Technical SEO rarely fails because people do not care. It fails because people rush, guess, or treat it like a box-ticking exercise. If a technical SEO audit feels quick and painless, that is the first warning sign that something important was skipped.
Fixing before seeing the full picture
One common mistake is starting with fixes before understanding what search engines can actually see. Blocking pages through robots.txt, leaving broken XML sitemaps in place, or ignoring index coverage reports is like redecorating a house while the front door stays locked. A technical SEO audit should never move forward until crawlability and indexation are fully understood.
Another frequent misstep is obsessing over tools while missing the story they tell. Google Search Console, Screaming Frog, and similar platforms surface thousands of issues, but blindly fixing every alert wastes time. During a technical SEO audit, context matters. A noindex tag on a staging page is smart. The same tag on a core landing page is a disaster.
Speed mistakes also creep in fast. Compressing images while ignoring slow servers, bloated scripts, or redirect chains is the SEO equivalent of putting new tires on a broken car. Core Web Vitals do not care about partial effort, and neither do users tapping their screens impatiently.

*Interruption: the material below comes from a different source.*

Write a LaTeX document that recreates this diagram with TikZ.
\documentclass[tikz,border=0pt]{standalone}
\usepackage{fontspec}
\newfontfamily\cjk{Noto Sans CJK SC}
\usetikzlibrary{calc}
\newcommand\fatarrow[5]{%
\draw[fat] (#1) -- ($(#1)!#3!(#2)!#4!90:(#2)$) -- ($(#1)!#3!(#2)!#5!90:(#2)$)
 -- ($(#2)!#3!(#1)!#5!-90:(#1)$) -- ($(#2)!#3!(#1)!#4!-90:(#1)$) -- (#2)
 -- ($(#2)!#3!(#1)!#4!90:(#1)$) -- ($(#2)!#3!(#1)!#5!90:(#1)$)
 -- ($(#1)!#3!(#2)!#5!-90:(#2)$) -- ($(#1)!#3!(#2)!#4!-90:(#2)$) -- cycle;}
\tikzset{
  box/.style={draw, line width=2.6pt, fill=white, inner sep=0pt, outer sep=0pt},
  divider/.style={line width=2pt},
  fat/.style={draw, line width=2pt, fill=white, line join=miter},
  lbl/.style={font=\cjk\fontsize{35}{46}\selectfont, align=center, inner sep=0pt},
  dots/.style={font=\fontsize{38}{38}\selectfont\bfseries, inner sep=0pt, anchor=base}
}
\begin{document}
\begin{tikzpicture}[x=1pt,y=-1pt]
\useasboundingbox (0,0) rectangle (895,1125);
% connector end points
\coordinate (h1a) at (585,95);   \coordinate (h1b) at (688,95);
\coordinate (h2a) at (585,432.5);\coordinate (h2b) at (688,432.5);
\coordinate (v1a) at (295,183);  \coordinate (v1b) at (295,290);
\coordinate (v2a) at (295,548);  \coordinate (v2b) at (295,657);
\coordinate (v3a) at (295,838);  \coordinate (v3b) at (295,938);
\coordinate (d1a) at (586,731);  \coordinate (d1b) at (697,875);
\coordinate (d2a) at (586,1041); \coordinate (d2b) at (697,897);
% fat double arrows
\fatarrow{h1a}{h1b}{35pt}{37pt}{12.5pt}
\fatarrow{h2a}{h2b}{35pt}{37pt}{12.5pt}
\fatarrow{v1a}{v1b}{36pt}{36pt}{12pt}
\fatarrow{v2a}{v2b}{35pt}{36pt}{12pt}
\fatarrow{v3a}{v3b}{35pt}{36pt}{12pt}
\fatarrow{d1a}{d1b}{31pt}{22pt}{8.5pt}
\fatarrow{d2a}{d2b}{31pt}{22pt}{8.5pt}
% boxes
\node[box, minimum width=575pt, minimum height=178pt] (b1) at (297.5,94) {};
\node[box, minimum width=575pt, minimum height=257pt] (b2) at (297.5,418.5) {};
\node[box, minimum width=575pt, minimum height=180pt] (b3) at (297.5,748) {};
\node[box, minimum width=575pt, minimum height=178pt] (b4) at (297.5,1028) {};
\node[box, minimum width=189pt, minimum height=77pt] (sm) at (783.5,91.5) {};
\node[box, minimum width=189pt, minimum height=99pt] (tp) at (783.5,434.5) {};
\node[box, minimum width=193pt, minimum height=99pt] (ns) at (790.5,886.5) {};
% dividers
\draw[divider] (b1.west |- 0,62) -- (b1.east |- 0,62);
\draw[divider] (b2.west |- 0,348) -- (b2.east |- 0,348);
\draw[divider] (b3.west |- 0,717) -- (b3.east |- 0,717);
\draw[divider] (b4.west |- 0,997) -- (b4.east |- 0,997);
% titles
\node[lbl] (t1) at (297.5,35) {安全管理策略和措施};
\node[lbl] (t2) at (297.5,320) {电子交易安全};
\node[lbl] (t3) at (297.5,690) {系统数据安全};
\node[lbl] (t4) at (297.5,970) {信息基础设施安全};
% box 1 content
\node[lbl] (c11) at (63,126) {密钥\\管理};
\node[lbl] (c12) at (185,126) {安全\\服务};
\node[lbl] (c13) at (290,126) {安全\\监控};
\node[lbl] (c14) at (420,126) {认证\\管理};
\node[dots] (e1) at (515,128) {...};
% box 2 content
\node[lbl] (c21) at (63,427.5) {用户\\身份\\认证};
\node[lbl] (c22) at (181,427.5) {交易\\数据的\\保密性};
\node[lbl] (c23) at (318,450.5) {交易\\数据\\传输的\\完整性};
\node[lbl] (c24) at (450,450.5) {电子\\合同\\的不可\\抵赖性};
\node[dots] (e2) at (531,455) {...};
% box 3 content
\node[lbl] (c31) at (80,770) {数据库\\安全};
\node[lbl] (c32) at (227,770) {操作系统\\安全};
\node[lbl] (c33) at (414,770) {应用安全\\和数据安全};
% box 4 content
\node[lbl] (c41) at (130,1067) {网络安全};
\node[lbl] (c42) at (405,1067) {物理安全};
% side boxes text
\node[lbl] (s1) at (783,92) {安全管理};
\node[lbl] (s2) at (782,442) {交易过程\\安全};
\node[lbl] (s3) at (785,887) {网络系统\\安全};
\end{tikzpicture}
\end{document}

Why technical SEO Audit can't be one-and-done
Mobile neglect deserves its own caution tape. Designing for desktop first, then "checking mobile later," is how rankings quietly slide. With mobile-first indexing, a technical SEO audit that skips mobile navigation, tap targets, or load times is already outdated.
Reporting is where many audits quietly die. Dumping spreadsheets on stakeholders without priorities, explanations, or next steps helps no one. A technical SEO audit should guide decisions, not overwhelm them.
Finally, treating a technical SEO audit as a one-off event is the fastest way to repeat the same mistakes next year. Websites change constantly, algorithms evolve, and yesterday's fixes expire quickly. Do the work carefully, avoid the shortcuts, and future-you will not be cleaning up the same mess twice.